Lhasa’s kitchens cluster on Danjielin Road and the parallel alley called Tromsikye where momos steam in bamboo towers and the air smells of fermented chilli. Locals swear by the yak-steampot place on the second floor above the Muslim quarter - chunks of rib still on the bone, broth cloudy with marrow, served with flatbread hot enough to blister fingers. For a splurge, head to the courtyard restaurant facing the Tibet University back gate: they do a lime-sizzled yak loin that tastes almost like rangy venison, finished with salt-butter tea poured from a copper kettle. Budget diners queue at the trompo-shaped kiosk outside Tromsikye Mosque for 7 a.m. tsampa bowls; add brown sugar and the roasted-barley scent sticks to your clothes all day.

When to Visit

Late April through early October keeps the roads open and the guesthouses heated; May and September hand you razor-sharp mountain backdrops minus the August convoy of tour buses. Winter strips the plateau bare and beautiful—monasteries fall silent, Potala tickets are suddenly easy—but restaurants close their doors and the cold bites your lungs the moment the sun drops.
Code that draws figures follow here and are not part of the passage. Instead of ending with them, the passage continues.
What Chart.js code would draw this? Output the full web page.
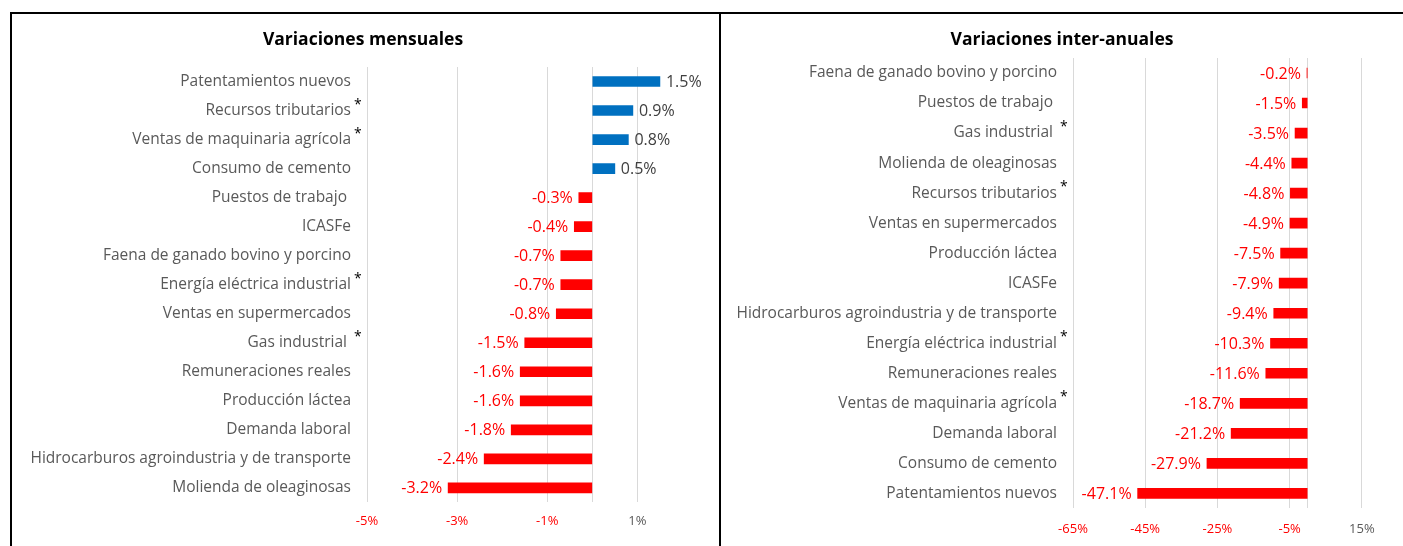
<!DOCTYPE html>
<html>
<head>
<meta charset="utf-8">
<script src="https://cdn.jsdelivr.net/npm/chart.js@4.4.0/dist/chart.umd.min.js"></script>
<style>
  body { margin: 0; background: #fff; width: 1403px; height: 546px; overflow: hidden; position: relative; }
  .ln { position: absolute; background: #000; }
  canvas { position: absolute; }
</style>
</head>
<body>
<div class="ln" style="left:10px;top:12px;width:1393px;height:2px"></div>
<div class="ln" style="left:10px;top:12px;width:2px;height:534px"></div>
<div class="ln" style="left:719px;top:12px;width:2px;height:534px"></div>
<canvas id="mensual" width="707" height="546" style="left:12px;top:14px"></canvas>
<canvas id="interanual" width="682" height="546" style="left:721px;top:14px"></canvas>
<script>
// datos
const mensualLabels = [
  'Patentamientos nuevos', 'Recursos tributarios', 'Ventas de maquinaria agrícola',
  'Consumo de cemento', 'Puestos de trabajo ', 'ICASFe', 'Faena de ganado bovino y porcino',
  'Energía eléctrica industrial', 'Ventas en supermercados', 'Gas industrial ',
  'Remuneraciones reales', 'Producción láctea', 'Demanda laboral',
  'Hidrocarburos agroindustria y de transporte', 'Molienda de oleaginosas'
];
const mensualValues = [1.5, 0.9, 0.8, 0.5, -0.3, -0.4, -0.7, -0.7, -0.8, -1.5, -1.6, -1.6, -1.8, -2.4, -3.2];
const mensualTicks = [-5, -3, -1, 0, 1];

const interanualLabels = [
  'Faena de ganado bovino y porcino', 'Puestos de trabajo ', 'Gas industrial ',
  'Molienda de oleaginosas', 'Recursos tributarios', 'Ventas en supermercados',
  'Producción láctea', 'ICASFe', 'Hidrocarburos agroindustria y de transporte',
  'Energía eléctrica industrial', 'Remuneraciones reales', 'Ventas de maquinaria agrícola',
  'Demanda laboral', 'Consumo de cemento', 'Patentamientos nuevos'
];
const interanualValues = [-0.2, -1.5, -3.5, -4.4, -4.8, -4.9, -7.5, -7.9, -9.4, -10.3, -11.6, -18.7, -21.2, -27.9, -47.1];
const interanualTicks = [-65, -45, -25, -5, 0, 15];

// indicadores marcados con asterisco
const conAsterisco = ['Recursos tributarios', 'Ventas de maquinaria agrícola', 'Energía eléctrica industrial', 'Gas industrial '];

const FONT = '"Open Sans", sans-serif';
const ROJO = '#FF0000';
const AZUL = '#0070C0';
const GRIS = '#595959';

const etiquetas = {
  id: 'etiquetas',
  afterDatasetsDraw(chart) {
    const ctx = chart.ctx;
    const meta = chart.getDatasetMeta(0);
    const values = chart.data.datasets[0].data;
    ctx.save();
    ctx.font = '16px ' + FONT;
    ctx.textBaseline = 'middle';
    meta.data.forEach((bar, i) => {
      let v = values[i];
      if (v >= 0) {
        ctx.fillStyle = '#404040';
        ctx.textAlign = 'left';
        ctx.fillText(v.toFixed(1) + '%', bar.x + 6, bar.y + 1);
      } else {
        ctx.fillStyle = ROJO;
        ctx.textAlign = 'right';
        ctx.fillText(v.toFixed(1) + '%', bar.x - 6, bar.y + 1);
      }
    });
    // asteriscos junto a las categorias
    const y = chart.scales.y;
    const pad = y.options.ticks.padding;
    ctx.fillStyle = '#000';
    ctx.textAlign = 'left';
    ctx.font = '14px ' + FONT;
    chart.data.labels.forEach((lab, i) => {
      if (conAsterisco.includes(lab)) {
        ctx.fillText('*', y.right - pad + 3, y.getPixelForTick(i) - 6);
      }
    });
    ctx.restore();
  }
};

function renderPanel(id, titulo, labels, values, ticks, min, max, anchoEje, pad) {
  new Chart(document.getElementById(id), {
    type: 'bar',
    data: {
      labels: labels,
      datasets: [{
        data: values,
        backgroundColor: values.map(v => v >= 0 ? AZUL : ROJO),
        barThickness: 10
      }]
    },
    options: {
      indexAxis: 'y',
      responsive: false,
      animation: false,
      layout: { padding: pad.layout },
      plugins: {
        legend: { display: false },
        tooltip: { enabled: false },
        title: {
          display: true,
          text: titulo,
          color: '#000',
          font: { family: FONT, size: 17.5, weight: 'bold' },
          padding: pad.title
        }
      },
      scales: {
        x: {
          min: min,
          max: max,
          afterBuildTicks: scale => { scale.ticks = ticks.map(v => ({ value: v })); },
          grid: { color: '#D9D9D9', drawTicks: false },
          border: { display: false },
          ticks: {
            padding: pad.xTicks,
            font: { family: FONT, size: 13 },
            color: c => c.tick.value < 0 ? ROJO : GRIS,
            callback: v => v === 0 ? '' : v + '%'
          }
        },
        y: {
          afterFit: scale => { scale.width = anchoEje; },
          grid: { display: false, drawTicks: false },
          border: { display: false },
          ticks: {
            padding: 16,
            font: { family: FONT, size: 15.5 },
            color: GRIS
          }
        }
      }
    },
    plugins: [etiquetas]
  });
}

renderPanel('mensual', 'Variaciones mensuales', mensualLabels, mensualValues, mensualTicks, -5, 2.7, 355,
  { layout: { top: 0, right: 5, bottom: 20, left: 0 }, title: { top: 15.5, bottom: 16.5 }, xTicks: 11 });
renderPanel('interanual', 'Variaciones inter-anuales', interanualLabels, interanualValues, interanualTicks, -65, 26.4, 352,
  { layout: { top: 0, right: 0, bottom: 10, left: 0 }, title: { top: 15.5, bottom: 7.5 }, xTicks: 13 });
</script>
</body>
</html>
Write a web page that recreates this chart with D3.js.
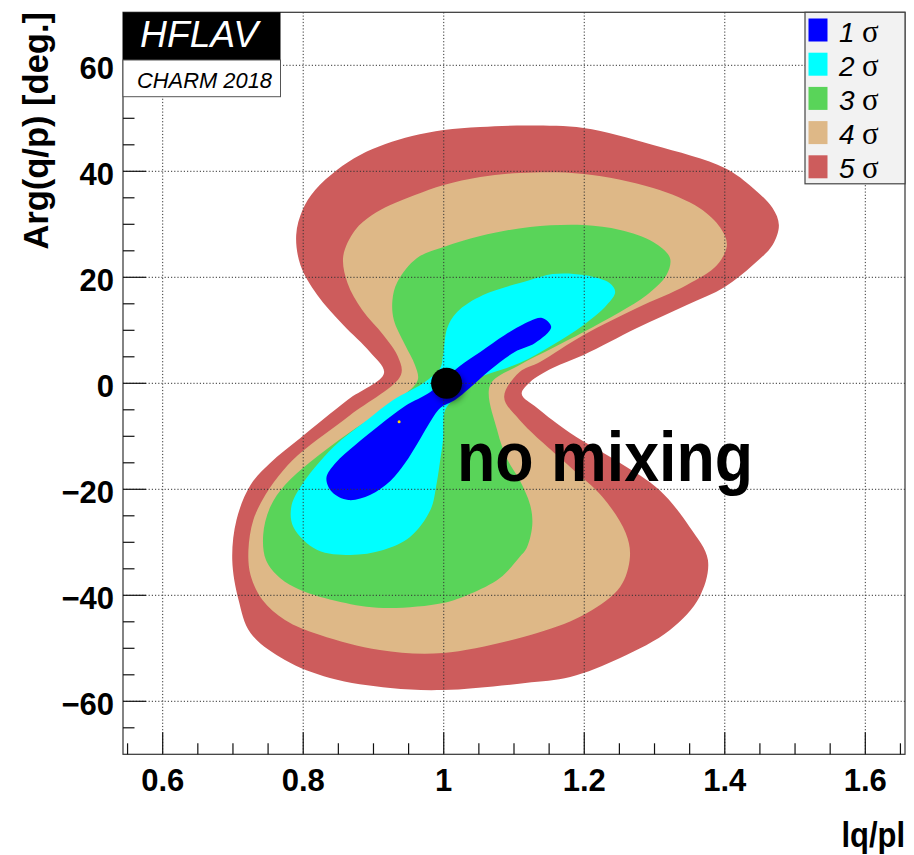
<!DOCTYPE html>
<html><head><meta charset="utf-8">
<script src="https://cdn.jsdelivr.net/npm/d3@7"></script>
<style>body{margin:0;background:#fff}</style>
</head><body><svg id="c" width="914" height="855"></svg>
<script>
// ---- data (|q/p|, Arg(q/p) in degrees) ----
const levelNames = ["1", "2", "3", "4", "5"];
const levelColors = ["#0000ff", "#00ffff", "#59d459", "#deb887", "#cd5c5c"];

const contour5 = [[0.915,1.94],[0.895,5.91],[0.857,11.0],[0.820,16.66],[0.796,22.32],[0.790,27.98],[0.799,32.70],[0.817,36.47],[0.848,40.25],[0.881,43.08],[0.917,45.15],[0.955,46.66],[1.000,47.79],[1.052,48.36],[1.123,48.64],[1.199,48.17],[1.298,44.96],[1.400,40.62],[1.440,36.85],[1.468,33.08],[1.477,29.87],[1.468,26.09],[1.440,22.32],[1.400,18.17],[1.346,14.77],[1.275,10.43],[1.199,5.34],[1.155,2.89],[1.123,0.25],[1.111,-2.02],[1.133,-4.66],[1.180,-9.38],[1.251,-15.04],[1.307,-20.13],[1.350,-27.11],[1.376,-33.34],[1.364,-40.32],[1.322,-46.55],[1.251,-51.83],[1.180,-55.42],[1.116,-56.55],[0.999,-57.87],[0.924,-57.49],[0.838,-55.60],[0.774,-52.21],[0.725,-47.11],[0.708,-40.89],[0.699,-33.34],[0.705,-25.79],[0.725,-19.19],[0.753,-15.04],[0.796,-10.32],[0.863,-3.15]];

const contour4 = [[0.939,1.57],[0.935,4.96],[0.914,9.11],[0.884,13.83],[0.863,18.92],[0.857,24.02],[0.874,28.92],[0.898,31.75],[0.924,33.64],[0.959,35.53],[1.000,37.42],[1.052,38.92],[1.108,39.68],[1.199,39.49],[1.298,36.85],[1.364,33.08],[1.394,29.30],[1.403,26.09],[1.389,22.32],[1.346,18.55],[1.275,14.21],[1.199,9.11],[1.137,4.02],[1.108,2.13],[1.086,-2.57],[1.108,-6.92],[1.180,-15.79],[1.226,-21.45],[1.259,-28.25],[1.265,-32.77],[1.251,-38.43],[1.204,-43.34],[1.133,-47.11],[0.999,-50.89],[0.909,-50.32],[0.824,-47.49],[0.774,-44.66],[0.742,-40.89],[0.725,-36.17],[0.722,-31.47],[0.729,-25.79],[0.746,-21.08],[0.772,-16.36],[0.796,-13.15],[0.867,-5.98]];

const contour3 = [[0.963,0.62],[0.959,3.45],[0.945,7.23],[0.929,11.94],[0.927,15.72],[0.934,19.11],[0.962,23.64],[1.000,25.72],[1.052,27.79],[1.123,29.49],[1.199,29.87],[1.251,28.92],[1.298,26.66],[1.322,23.64],[1.317,20.43],[1.289,16.66],[1.251,13.45],[1.199,9.68],[1.155,6.66],[1.108,3.45],[1.066,-0.32],[1.076,-8.81],[1.091,-14.47],[1.108,-18.25],[1.123,-22.96],[1.126,-26.74],[1.118,-31.08],[1.108,-32.77],[1.080,-36.74],[1.037,-39.77],[0.999,-41.47],[0.914,-42.40],[0.853,-41.26],[0.796,-39.00],[0.767,-36.74],[0.747,-33.34],[0.743,-28.62],[0.753,-23.34],[0.774,-19.19],[0.810,-14.85],[0.867,-9.19],[0.938,-2.77]];

const contour2 = [[0.995,2.89],[0.999,5.34],[1.005,10.43],[1.019,13.45],[1.056,16.66],[1.123,19.49],[1.155,20.62],[1.199,20.43],[1.236,18.92],[1.244,17.23],[1.232,14.77],[1.199,11.0],[1.155,7.23],[1.108,3.83],[1.052,1.19],[1.026,-0.32],[1.017,-2.57],[1.002,-5.04],[0.999,-10.70],[0.995,-14.47],[0.990,-18.81],[0.981,-23.92],[0.952,-29.02],[0.914,-31.47],[0.867,-32.40],[0.820,-31.47],[0.786,-27.11],[0.783,-23.34],[0.796,-19.57],[0.843,-12.02],[0.891,-6.92],[0.928,-3.15],[0.971,0.06]];

const contour1 = [[0.981,-1.64],[1.003,1.00],[1.023,3.26],[1.052,5.91],[1.087,9.11],[1.123,11.75],[1.140,12.32],[1.153,10.62],[1.130,7.60],[1.101,5.91],[1.066,2.51],[1.037,-0.89],[1.016,-3.15],[0.995,-4.66],[0.978,-7.87],[0.963,-11.26],[0.945,-15.04],[0.924,-18.43],[0.895,-21.08],[0.864,-22.02],[0.841,-20.51],[0.833,-17.87],[0.846,-15.04],[0.874,-11.64],[0.909,-7.87],[0.945,-4.28]];

const xTicks = [0.6, 0.8, 1.0, 1.2, 1.4, 1.6];
const xTickLabels = ["0.6", "0.8", "1", "1.2", "1.4", "1.6"];
const yTicks = [-60, -40, -20, 0, 20, 40, 60];
const yTickLabels = ["\u221260", "\u221240", "\u221220", "0", "20", "40", "60"];
const noMixingPoint = [1.004, 0];
const bestFitPoint = [0.9365, -7.25];

// ---- drawing ----
const svg = d3.select("#c");
const x = d3.scaleLinear().domain([0.5435, 1.6565]).range([123, 905]);
const y = d3.scaleLinear().domain([-70, 70]).range([754.3, 12.3]);

const defs = svg.append("defs");
defs.append("clipPath").attr("id", "clip").append("rect")
  .attr("x", 123).attr("y", 12.3).attr("width", 782).attr("height", 742);
const f = defs.append("filter").attr("id", "blur").attr("x", "-50%").attr("y", "-50%").attr("width", "200%").attr("height", "200%");
f.append("feGaussianBlur").attr("stdDeviation", 3);

const line = d3.line().x(d => x(d[0])).y(d => y(d[1])).curve(d3.curveCatmullRomClosed.alpha(0.5));
const contours = [contour5, contour4, contour3, contour2, contour1];
const gC = svg.append("g").attr("clip-path", "url(#clip)");
contours.forEach((c, i) => {
  gC.append("path").attr("d", line(c)).attr("fill", levelColors[4 - i]);
});

// grid
const gG = svg.append("g").attr("stroke", "#333").attr("stroke-width", 1).attr("stroke-dasharray", "1.2,2");
xTicks.forEach(t => gG.append("line").attr("x1", x(t)).attr("x2", x(t)).attr("y1", 12.3).attr("y2", 754.3));
yTicks.forEach(t => gG.append("line").attr("y1", y(t)).attr("y2", y(t)).attr("x1", 123).attr("x2", 905));

// frame
svg.append("rect").attr("x", 123).attr("y", 12.3).attr("width", 782).attr("height", 742)
  .attr("fill", "none").attr("stroke", "#333").attr("stroke-width", 1.2);

// ticks
const gT = svg.append("g").attr("stroke", "#111").attr("stroke-width", 1.2);
d3.range(0.55, 1.66, 0.05).forEach(t => {
  const major = xTicks.some(m => Math.abs(m - t) < 1e-6);
  gT.append("line").attr("x1", x(t)).attr("x2", x(t)).attr("y1", 754.3).attr("y2", 754.3 - (major ? 22 : 11));
});
d3.range(-65, 70, 5).forEach(t => {
  const major = yTicks.includes(t);
  gT.append("line").attr("y1", y(t)).attr("y2", y(t)).attr("x1", 123).attr("x2", 123 + (major ? 23 : 11.5));
});

// tick labels
const lab = svg.append("g").attr("font-family", "Liberation Sans, Arial, sans-serif").attr("font-weight", "bold").attr("fill", "#000");
xTicks.forEach((t, i) => lab.append("text").attr("x", x(t)).attr("y", 791).attr("text-anchor", "middle")
  .attr("font-size", 31).text(xTickLabels[i]));
yTicks.forEach((t, i) => lab.append("text").attr("x", 114).attr("y", y(t) + 13.5).attr("text-anchor", "end")
  .attr("font-size", 31).text(yTickLabels[i]));

// axis titles
lab.append("text").attr("font-size", 34.5).attr("text-anchor", "end")
  .attr("transform", "translate(48,12) rotate(-90)").text("Arg(q/p) [deg.]");
lab.append("text").attr("font-size", 36).attr("text-anchor", "end")
  .attr("transform", "translate(905,847) scale(0.86,1)").text("lq/pl");

// points
svg.append("circle").attr("cx", x(noMixingPoint[0]) + 3).attr("cy", y(noMixingPoint[1]) + 4).attr("r", 15)
  .attr("fill", "#000").attr("opacity", 0.45).attr("filter", "url(#blur)");
svg.append("circle").attr("cx", x(noMixingPoint[0])).attr("cy", y(noMixingPoint[1])).attr("r", 15.5).attr("fill", "#000");
svg.append("circle").attr("cx", x(bestFitPoint[0])).attr("cy", y(bestFitPoint[1])).attr("r", 1.5).attr("fill", "#ffd700");

svg.append("text").attr("x", 457).attr("y", 481).attr("font-family", "Liberation Sans, Arial, sans-serif")
  .attr("font-weight", "bold").attr("font-size", 70).attr("textLength", 296).attr("lengthAdjust", "spacingAndGlyphs")
  .text("no mixing");

// HFLAV logo
svg.append("rect").attr("x", 123).attr("y", 12.3).attr("width", 157.5).attr("height", 47.7).attr("fill", "#000");
svg.append("rect").attr("x", 123).attr("y", 60).attr("width", 157.5).attr("height", 36.7).attr("fill", "#fff")
  .attr("stroke", "#555").attr("stroke-width", 1);
svg.append("text").attr("x", 140).attr("y", 47).attr("fill", "#fff").attr("font-family", "Liberation Sans, Arial, sans-serif")
  .attr("font-style", "italic").attr("font-size", 36).attr("textLength", 118).attr("lengthAdjust", "spacingAndGlyphs").text("HFLAV");
svg.append("text").attr("x", 137).attr("y", 87.5).attr("fill", "#000").attr("font-family", "Liberation Sans, Arial, sans-serif")
  .attr("font-style", "italic").attr("font-size", 22).attr("textLength", 135).attr("lengthAdjust", "spacingAndGlyphs").text("CHARM 2018");

// legend
const lg = svg.append("g");
lg.append("rect").attr("x", 805).attr("y", 12.3).attr("width", 100).attr("height", 171.5)
  .attr("fill", "#f2f2f2").attr("stroke", "#444").attr("stroke-width", 1.2);
levelNames.forEach((n, i) => {
  const cy = 30 + i * 34.2;
  lg.append("rect").attr("x", 808.5).attr("y", cy - 11.5).attr("width", 19).attr("height", 23).attr("fill", levelColors[i]);
  lg.append("text").attr("x", 839).attr("y", cy + 11.5).attr("font-family", "Liberation Sans, Arial, sans-serif")
    .attr("font-style", "italic").attr("font-size", 28).text(n);
  lg.append("text").attr("x", 862).attr("y", cy + 11.5).attr("font-family", "Liberation Serif, Times New Roman, serif")
    .attr("font-size", 31).text("\u03c3");
});
</script>
</body></html>
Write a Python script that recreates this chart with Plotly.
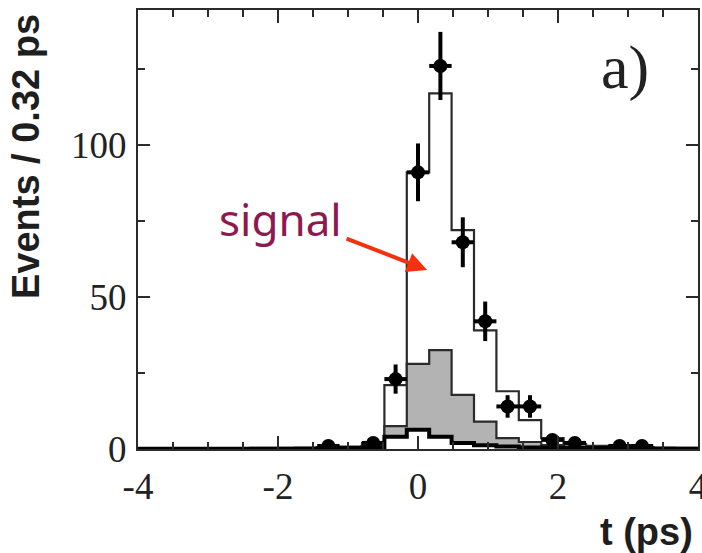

Arrive for Losar (Tibetan New Year, usually February) and you’ll need to reserve beds months in advance, yet the masked cham dances and the fireside storytelling make the extra planning worthwhile.

Insider Tips

Pack a refillable thermos; sweet butter tea calms headaches faster than the canned oxygen stacked at every street corner.
Photography inside chapels is often off-limits—ask politely, but if a monk says no, drop the camera or you’ll poison the atmosphere for everyone queuing behind you.
Altitude sickness tends to ambush on day two, not the moment you land; pencil in zero strenuous plans until you’ve slept a full night and woken without a drumbeat pulsing in your ears.